Laurent Terras

vu par

Richard Leydier

Laurent Terras. Précis d’écologironie

Il y a dans l’œuvre de Laurent Terras une urgence écologique. Mais il faut d’emblée préciser qu’elle est largement ironique. On pourrait du reste imaginer une nouvelle catégorie de pensée, à mi-chemin entre la prise de conscience et le bon sens : l’écologironie.

Ainsi, l’artiste propose de faire chauffer son fer à repasser au soleil (les Ultra-Terrestres [Repassage], 2017), ou bien d’adapter un tambour de machine à laver sur une bicyclette (L’Essorage des utopies, 2009), plutôt que de brancher les appareils électroménagers. Les économies d’énergie réalisées permettraient ainsi de sauver la planète. Mais l’artiste sait bien, et nous le savons aussi, que ces gestes, aussi engagés et pleins de bonnes intentions soient-ils, sont dérisoires face à l’ampleur de la tache et des dégâts commis par plusieurs générations.

C’est bien dans ce hiatus que s’introduit Laurent Terras. Entre le dérisoire et la catastrophe. Chacune de nos actions, selon la loi du battement d’aile d’un papillon, a une incidence dont nous n’avons pas toujours conscience. Par exemple, saviez-vous que la moindre recherche entamée dans le moteur de recherche google consomme la même énergie nécessaire pour faire bouillir un litre d’eau dans une casserole ? C’est le sens de l’œuvre intitulée Chercher encore (2014). Le titre est écrit à l’aide de durites dans lesquelles circule, mu par une pompe électrique, du liquide de refroidissement. Ce dernier peut-il lutter contre le réchauffement climatique et la surchauffe des data center ? En tout cas, les œuvres de Laurent Terras réalisées selon ce procédé nous invitent à prendre de la hauteur. De près, elles évoquent le réseau sanguin d’un corps humain placé sous perfusion. Mais si l’on s’élève un peu, on songe à un réseau autoroutier saturé, défigurant encore la planète, où les bulles d’air apparaissent comme autant de véhicules affolés, circulant à la queue leu leu, coincés dans un trafic hystérique, et consommant toujours plus de carburant. Ce carburant est évoqué par un ensemble de céramiques en dégourdi de grès (TechnoFossiles, 2012) : des bidons d’huile, d’essence, une bonbonne de gaz, soit tout ce qu’on appelle aujourd’hui les énergies fossiles, et qui ne sont plus ici que les lointains et mauvais souvenirs d’une époque révolue, lorsque l’humanité future aura enfin trouvé la bonne énergie de substitution. Dans ce musée des choses obsolètes, les humains y tiendront sans doute une bonne place. Peut-être auront-ils disparu depuis longtemps, ou tout bonnement quitté cette planète qu’ils auront consciencieusement détruite.

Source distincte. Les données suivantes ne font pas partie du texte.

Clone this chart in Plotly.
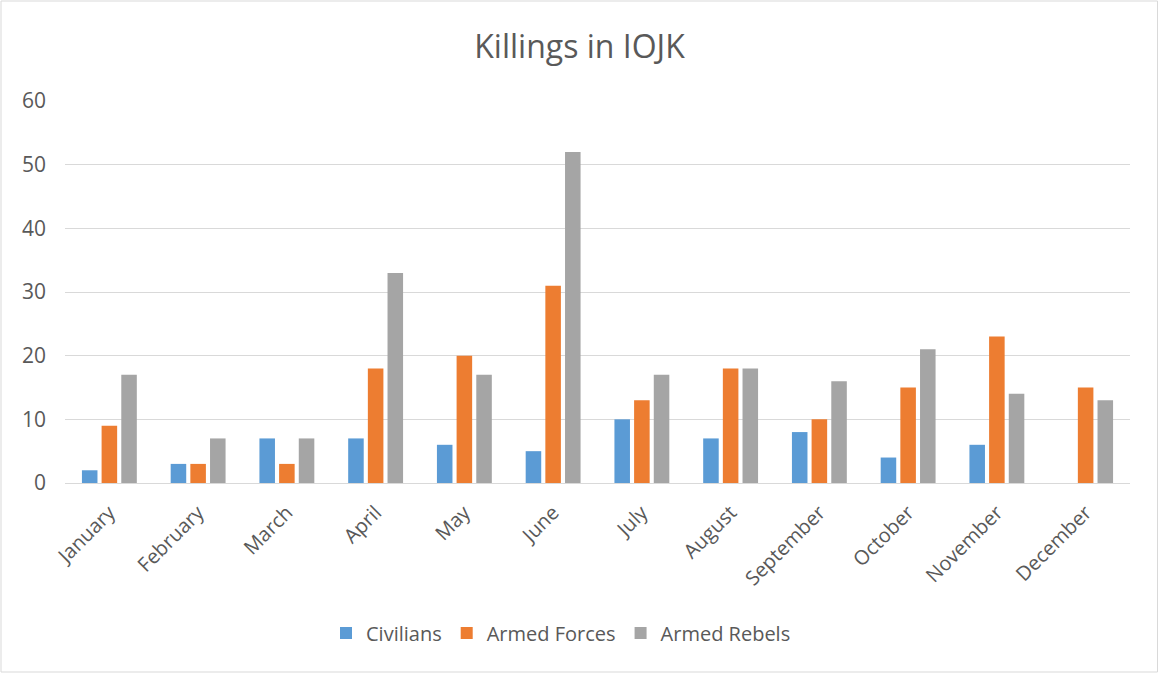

Il convient donc de prendre de la hauteur, dans une capsule spatiale de secours (Space Nurse Project, 2004) mais qui ne fonctionne pas, ou bien tout recommencer avec ce primate contemplant une tour de PC, tout droit surgi du 2001 l’Odyssée de l’espace de Stanley Kubrick (Carl et le dernier singe, 2005). Là se situe précisément l’alternative. Le gap entre dérisoire et catastrophe se double alors d’un choix qu’il convient d’opérer entre un bricolage salvateur et une technologie de pointe qui bugge et patine. Laurent Terras a choisi le low et le do it yourself, car ils offrent davantage de possibilités. Ils permettent d’exploiter une grande diversité de matériaux dits « pauvres », de la céramique à l’électronique de base. Et en ce sens, le dessin, matériau le plus primaire qui soit, s’avère le creuset de tous les projets, en ce qu’il représente un précieux espace de liberté. Le do it yourself permet enfin de s’affranchir d’une technologie par trop prégnante et génère une nécessaire indépendance dans le cadre d’une économie auto-suffisante et collaborative, comme dans Hydroponie, Flower power et Effet de serre (2005), où il s’agissait de faire croitre des plantes diverses, dont les graines avaient été plantées par les visiteurs de l’exposition.

Comme nous ne pouvons pas encore tutoyer les étoiles, du moins pas le commun des mortels, il nous reste à explorer ce qui subsiste de la planète à l’aide de véhicules trafiqués. Les images ramenées par l’ERM Rotover (2006), lors de ses diverses missions d’exploration dans le sud-ouest et ailleurs, révèlent que la Terre est encore belle, et qu’il demeure beaucoup de choses à y découvrir, pour qui saurait un tant soit peu regarder et faire montre d’enthousiasme.